┌────────
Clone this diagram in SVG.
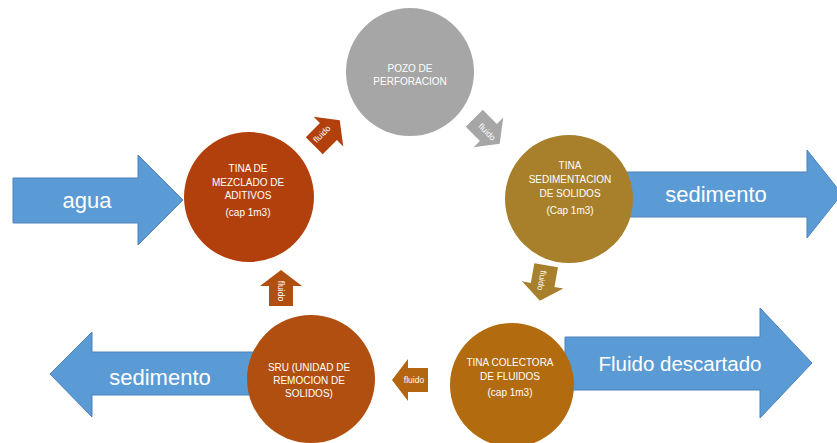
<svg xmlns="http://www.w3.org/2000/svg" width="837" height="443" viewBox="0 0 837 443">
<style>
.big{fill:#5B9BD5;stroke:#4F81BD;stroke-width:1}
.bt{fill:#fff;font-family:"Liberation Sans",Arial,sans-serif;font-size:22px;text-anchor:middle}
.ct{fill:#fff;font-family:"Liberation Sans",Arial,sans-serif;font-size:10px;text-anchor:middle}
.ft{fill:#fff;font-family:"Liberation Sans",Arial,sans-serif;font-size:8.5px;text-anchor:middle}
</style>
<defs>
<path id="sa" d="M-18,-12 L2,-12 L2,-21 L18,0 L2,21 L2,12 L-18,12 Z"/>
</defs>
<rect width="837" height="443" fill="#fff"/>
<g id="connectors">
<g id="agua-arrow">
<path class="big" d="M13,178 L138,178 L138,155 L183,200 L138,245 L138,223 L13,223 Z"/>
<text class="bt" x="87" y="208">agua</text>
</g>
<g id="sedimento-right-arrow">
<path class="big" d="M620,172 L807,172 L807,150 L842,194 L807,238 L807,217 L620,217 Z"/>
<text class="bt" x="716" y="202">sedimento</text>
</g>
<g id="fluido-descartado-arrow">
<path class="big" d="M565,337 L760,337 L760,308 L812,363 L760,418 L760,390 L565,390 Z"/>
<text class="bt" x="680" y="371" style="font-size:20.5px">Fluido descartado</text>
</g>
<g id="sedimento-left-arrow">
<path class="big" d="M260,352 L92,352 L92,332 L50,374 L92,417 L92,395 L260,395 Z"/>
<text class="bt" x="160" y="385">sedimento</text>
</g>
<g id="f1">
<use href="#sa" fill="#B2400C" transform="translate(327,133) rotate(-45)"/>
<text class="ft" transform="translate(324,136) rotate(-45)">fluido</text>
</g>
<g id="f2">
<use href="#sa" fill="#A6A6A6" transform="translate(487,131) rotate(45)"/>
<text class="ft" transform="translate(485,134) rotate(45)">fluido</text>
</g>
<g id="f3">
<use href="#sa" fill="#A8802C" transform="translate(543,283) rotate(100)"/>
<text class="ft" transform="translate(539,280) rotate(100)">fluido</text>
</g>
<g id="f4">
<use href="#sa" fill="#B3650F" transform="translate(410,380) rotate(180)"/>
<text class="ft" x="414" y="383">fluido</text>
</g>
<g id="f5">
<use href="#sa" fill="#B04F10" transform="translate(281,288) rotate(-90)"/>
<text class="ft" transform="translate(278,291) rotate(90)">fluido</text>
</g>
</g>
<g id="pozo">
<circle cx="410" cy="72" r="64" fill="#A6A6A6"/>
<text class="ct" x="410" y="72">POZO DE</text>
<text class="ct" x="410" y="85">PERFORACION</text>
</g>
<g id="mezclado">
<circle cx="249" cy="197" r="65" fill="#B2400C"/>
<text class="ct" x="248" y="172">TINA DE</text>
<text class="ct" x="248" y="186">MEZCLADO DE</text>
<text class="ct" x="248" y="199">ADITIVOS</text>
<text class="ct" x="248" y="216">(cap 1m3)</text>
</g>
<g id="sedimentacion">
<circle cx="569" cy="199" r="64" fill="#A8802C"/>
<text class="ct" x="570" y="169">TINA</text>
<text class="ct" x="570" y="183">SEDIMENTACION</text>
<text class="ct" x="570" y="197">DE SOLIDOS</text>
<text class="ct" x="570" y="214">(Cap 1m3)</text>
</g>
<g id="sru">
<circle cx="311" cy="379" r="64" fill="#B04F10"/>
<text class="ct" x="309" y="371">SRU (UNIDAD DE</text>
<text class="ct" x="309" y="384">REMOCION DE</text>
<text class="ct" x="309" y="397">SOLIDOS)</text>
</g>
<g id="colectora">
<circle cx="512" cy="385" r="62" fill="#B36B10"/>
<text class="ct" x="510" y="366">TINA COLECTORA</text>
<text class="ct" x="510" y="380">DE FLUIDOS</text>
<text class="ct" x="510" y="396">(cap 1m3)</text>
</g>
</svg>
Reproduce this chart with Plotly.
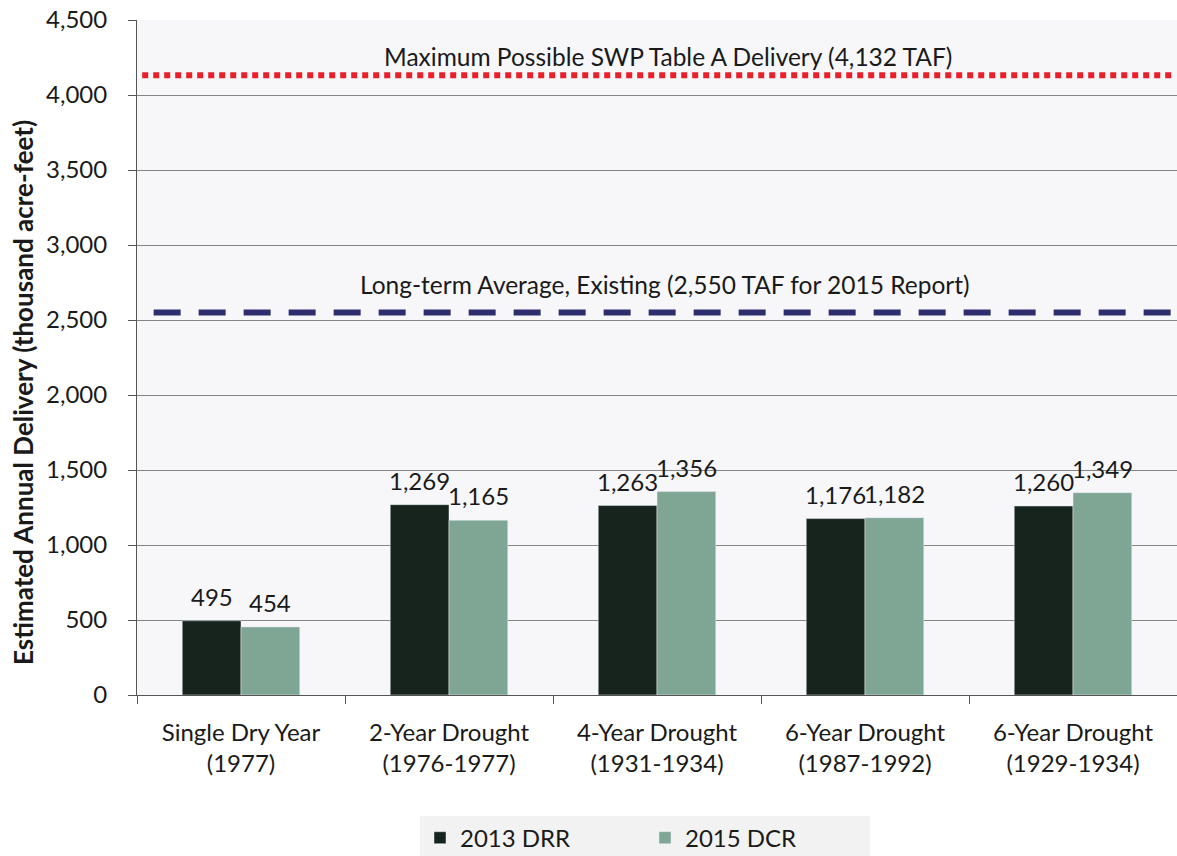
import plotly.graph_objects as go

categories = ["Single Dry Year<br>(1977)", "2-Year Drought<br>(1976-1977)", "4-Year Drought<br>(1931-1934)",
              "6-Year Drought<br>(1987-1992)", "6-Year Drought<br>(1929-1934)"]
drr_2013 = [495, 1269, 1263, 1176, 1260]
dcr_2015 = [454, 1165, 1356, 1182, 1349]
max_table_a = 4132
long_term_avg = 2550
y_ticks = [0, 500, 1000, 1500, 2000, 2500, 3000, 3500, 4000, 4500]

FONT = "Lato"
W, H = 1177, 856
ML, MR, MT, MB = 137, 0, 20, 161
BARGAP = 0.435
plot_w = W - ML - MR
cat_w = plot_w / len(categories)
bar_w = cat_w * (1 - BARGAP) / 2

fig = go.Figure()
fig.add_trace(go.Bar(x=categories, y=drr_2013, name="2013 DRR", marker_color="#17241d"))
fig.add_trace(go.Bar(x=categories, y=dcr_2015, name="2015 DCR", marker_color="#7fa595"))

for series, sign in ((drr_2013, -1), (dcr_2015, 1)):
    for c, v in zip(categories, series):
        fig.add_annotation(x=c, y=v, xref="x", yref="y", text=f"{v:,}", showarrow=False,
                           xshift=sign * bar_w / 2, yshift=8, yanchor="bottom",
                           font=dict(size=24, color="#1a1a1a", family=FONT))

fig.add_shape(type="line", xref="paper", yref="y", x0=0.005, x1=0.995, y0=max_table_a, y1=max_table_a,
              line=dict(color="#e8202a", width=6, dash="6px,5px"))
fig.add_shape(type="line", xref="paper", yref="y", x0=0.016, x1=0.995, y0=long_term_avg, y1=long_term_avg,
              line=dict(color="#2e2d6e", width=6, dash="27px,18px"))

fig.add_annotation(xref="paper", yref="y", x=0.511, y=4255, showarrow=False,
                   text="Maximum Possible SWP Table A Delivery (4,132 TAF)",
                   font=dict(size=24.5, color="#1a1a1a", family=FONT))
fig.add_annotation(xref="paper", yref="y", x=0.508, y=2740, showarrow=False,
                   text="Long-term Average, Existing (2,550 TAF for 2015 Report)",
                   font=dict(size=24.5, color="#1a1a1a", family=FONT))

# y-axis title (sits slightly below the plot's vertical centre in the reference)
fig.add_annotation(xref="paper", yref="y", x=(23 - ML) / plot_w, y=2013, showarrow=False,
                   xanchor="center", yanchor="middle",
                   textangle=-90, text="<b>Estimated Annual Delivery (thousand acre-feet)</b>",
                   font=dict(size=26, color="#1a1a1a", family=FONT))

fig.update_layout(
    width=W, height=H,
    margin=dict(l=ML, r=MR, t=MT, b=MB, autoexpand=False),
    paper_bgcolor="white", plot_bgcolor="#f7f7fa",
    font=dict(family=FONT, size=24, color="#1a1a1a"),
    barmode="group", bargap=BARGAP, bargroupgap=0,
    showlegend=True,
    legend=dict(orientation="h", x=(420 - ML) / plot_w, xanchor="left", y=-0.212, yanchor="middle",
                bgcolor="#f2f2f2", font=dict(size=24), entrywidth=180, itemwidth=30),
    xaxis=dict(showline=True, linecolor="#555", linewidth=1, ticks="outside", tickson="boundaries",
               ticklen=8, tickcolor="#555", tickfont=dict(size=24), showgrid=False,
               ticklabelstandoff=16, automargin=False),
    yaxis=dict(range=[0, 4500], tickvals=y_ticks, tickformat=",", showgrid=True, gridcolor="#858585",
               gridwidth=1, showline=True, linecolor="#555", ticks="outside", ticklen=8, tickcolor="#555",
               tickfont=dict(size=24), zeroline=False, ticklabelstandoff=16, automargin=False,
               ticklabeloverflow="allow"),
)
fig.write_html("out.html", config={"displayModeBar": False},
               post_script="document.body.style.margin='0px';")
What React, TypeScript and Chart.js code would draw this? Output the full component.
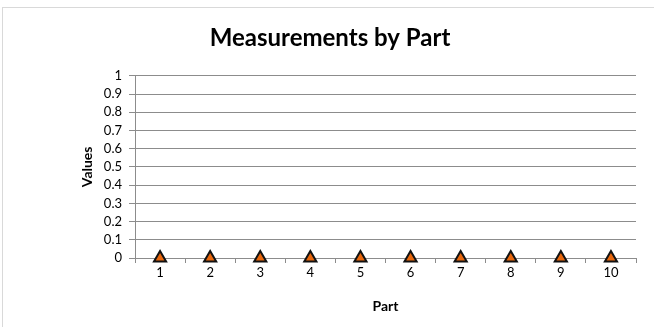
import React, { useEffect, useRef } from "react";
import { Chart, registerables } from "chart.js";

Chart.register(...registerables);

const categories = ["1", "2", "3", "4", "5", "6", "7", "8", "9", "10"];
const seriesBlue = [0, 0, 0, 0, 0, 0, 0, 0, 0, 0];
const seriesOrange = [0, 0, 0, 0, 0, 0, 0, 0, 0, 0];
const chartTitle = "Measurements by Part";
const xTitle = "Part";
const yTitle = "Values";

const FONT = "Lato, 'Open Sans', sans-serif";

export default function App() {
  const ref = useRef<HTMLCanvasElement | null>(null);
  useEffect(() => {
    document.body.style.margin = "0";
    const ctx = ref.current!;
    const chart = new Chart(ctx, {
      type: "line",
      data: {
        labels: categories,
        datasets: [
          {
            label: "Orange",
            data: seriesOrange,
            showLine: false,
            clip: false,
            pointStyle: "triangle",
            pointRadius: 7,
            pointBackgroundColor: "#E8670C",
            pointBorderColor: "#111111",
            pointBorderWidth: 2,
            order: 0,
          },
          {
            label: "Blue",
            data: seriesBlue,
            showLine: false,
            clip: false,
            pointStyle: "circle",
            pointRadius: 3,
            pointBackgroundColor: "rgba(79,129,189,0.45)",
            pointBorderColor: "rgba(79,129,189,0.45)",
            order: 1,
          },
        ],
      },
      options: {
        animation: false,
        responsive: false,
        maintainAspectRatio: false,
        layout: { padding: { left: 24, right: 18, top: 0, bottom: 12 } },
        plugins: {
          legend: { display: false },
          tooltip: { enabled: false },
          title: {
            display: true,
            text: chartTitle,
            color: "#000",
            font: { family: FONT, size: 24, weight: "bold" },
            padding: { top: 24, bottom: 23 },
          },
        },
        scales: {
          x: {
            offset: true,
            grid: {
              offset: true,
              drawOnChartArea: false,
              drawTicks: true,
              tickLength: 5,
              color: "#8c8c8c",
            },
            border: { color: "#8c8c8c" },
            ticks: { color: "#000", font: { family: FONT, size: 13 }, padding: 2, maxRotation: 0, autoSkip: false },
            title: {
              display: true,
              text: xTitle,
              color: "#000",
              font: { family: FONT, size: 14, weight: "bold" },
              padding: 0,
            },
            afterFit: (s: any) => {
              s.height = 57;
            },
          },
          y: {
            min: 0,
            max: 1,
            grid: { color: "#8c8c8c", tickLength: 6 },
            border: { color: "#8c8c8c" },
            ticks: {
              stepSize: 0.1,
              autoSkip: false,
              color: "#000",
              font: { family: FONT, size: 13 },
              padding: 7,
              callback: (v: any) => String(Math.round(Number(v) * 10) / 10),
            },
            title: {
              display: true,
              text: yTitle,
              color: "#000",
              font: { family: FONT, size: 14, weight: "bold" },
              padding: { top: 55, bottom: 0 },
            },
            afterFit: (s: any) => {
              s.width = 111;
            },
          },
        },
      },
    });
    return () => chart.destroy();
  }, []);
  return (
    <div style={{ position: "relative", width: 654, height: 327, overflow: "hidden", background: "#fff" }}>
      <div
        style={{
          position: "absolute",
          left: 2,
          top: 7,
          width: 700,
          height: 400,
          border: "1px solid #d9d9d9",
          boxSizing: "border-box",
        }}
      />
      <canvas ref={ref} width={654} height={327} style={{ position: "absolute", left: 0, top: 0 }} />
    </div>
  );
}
└────────
- **PROBLEM TO WORK ON**
Above are some records; extract exactly the lines from the one containing "What React, TypeScript" through the one containing "Chart.register(...registerables);" and drop the pictures.

- **WRITTEN RESPONSE**
What React, TypeScript and Chart.js code would draw this? Output the full component.
import React, { useEffect, useRef } from "react";
import { Chart, registerables } from "chart.js";

Chart.register(...registerables);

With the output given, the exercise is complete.